At least 10 people were killed as hundreds of protesters attempted to storm the American consulate in Karachi, Pakistan, following the assassination of Iran’s supreme leader Ali Khamenei.
Nearly 120 people sustained injuries in the southern city while demonstrators attacked UN facilities and government offices in the north of the country.
Another 12 people were also killed and about 80 wounded in clashes with police in the northern region of Gilgit-Baltistan where thousands took to the street to protest the US-Israeli strikes on Iran.
The 86-year-old supreme leader’s death in the US-Israeli strikes on Saturday drew condemnation from across the world and triggered protests in several countries, especially by Shia Muslims who revered him as a religious authority.
Iranian president Masoud Pezeshkian condemned the assassination as “a great crime”.
“God willing, we’ll never bow before America and Israel,” Mamoona Sherazi, who attended the rally in Karachi, said.
Pakistani president Asif Ali Zardari expressed “profound sorrow over the martyrdom” of Khamenei and conveyed his condolences to Tehran. “Pakistan stands with the Iranian nation in this moment of grief and shares in their loss,” his office quoted Mr Zardari as saying.
The US embassy in Pakistan said on X it was monitoring reports of ongoing demonstrations at the consulates in Karachi and Lahore, as well as calls for protests at the embassy in Islamabad and the consulate in Peshawar.
The clashes prompted interior minister Mohsin Naqvi to appeal for calm. “Following the martyrdom of Ayatollah Khamenei, every citizen of Pakistan shares in the grief of the people of Iran,” he said in a statement urging the public not to take the law into their hands and to demonstrate peacefully.
The provincial government of Sindh, of which Karachi is the capital, warned the people against engaging in violence.
In Iraq, security forces fired teargas at protesters who attempted to enter the fortified Green Zone, the home of the American embassy in Baghdad.
Protesters waving flags of pro-Iranian armed groups reportedly hurled stones at security forces as tensions flared in Baghdad.

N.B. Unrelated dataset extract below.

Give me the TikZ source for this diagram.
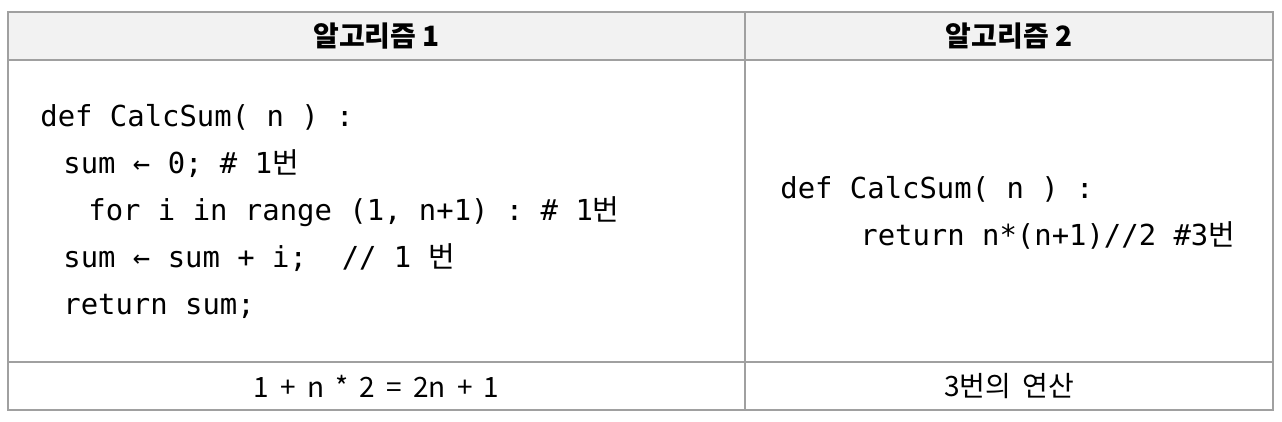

The protests weren’t confined to the capital, local media reported, with demonstrations also breaking out across southern Iraq.
In South Asia, Shia mourners took to the streets to express grief and anger over the assassination of Khamenei. In India’s restive Himalayan territory of Kashmir, home to an estimated 1.5 million Shias, tens of thousands of protesters were seen beating their chests in mourning as they chanted, “Death to America” and “Death to Israel”.
In the Indian capital Delhi, Shia mourners shouted slogans against the Donald Trump administration as they mourned Khamenei’s death.
Khamenei’s death marked the launch of the second US-Israeli attack on Iran in eight months.
Alongside the supreme leader, who state television said died early on Saturday, the US-Israeli attack killed several political and military leaders as well as over 100 schoolgirls, Iranian officials said.
Khamenei, who took power in 1989 after Ayatollah Ruhollah Khomeini’s death, had final authority over Iran’s political and military apparatus.
Iran vowed to launch its “most intense offensive operation” against Israeli and American targets to avenge the supreme leader’s death.
“You’ve crossed our red line and must pay the price,” parliament’s speaker, Mohammad Bagher Qalibaf, said. “We will deliver such devastating blows that you yourselves will be driven to beg.”
Mr Trump had warned that Iran would be hit “with a force that has never been seen before” if it retaliated against the attack. However Iranian forces promptly launched missiles and drones at Israel and at American military facilities across Bahrain, Iraq, Jordan, Kuwait, Qatar, Saudi Arabia, and the UAE.
Israel said it intercepted many of the dozens of missiles fired at it. The medical emergency service Magen David Adom said a woman died after being wounded in a strike near Tel Aviv.
Meanwhile, Thailand said it was readying to evacuate some 110,000 of its citizens from the Middle East by military or charter flights as the situation continued to escalate.
“We have to check the closure of airspace, whether we need to evacuate them to the third country first,” prime minister Anutin Charnvirakul said.
“The Thai government will do everything to bring Thai citizens back safely. If they want to return, we will take them back.”
The war disrupted flights across the Gulf due to airspace closure, leaving thousands of passengers stranded across the region.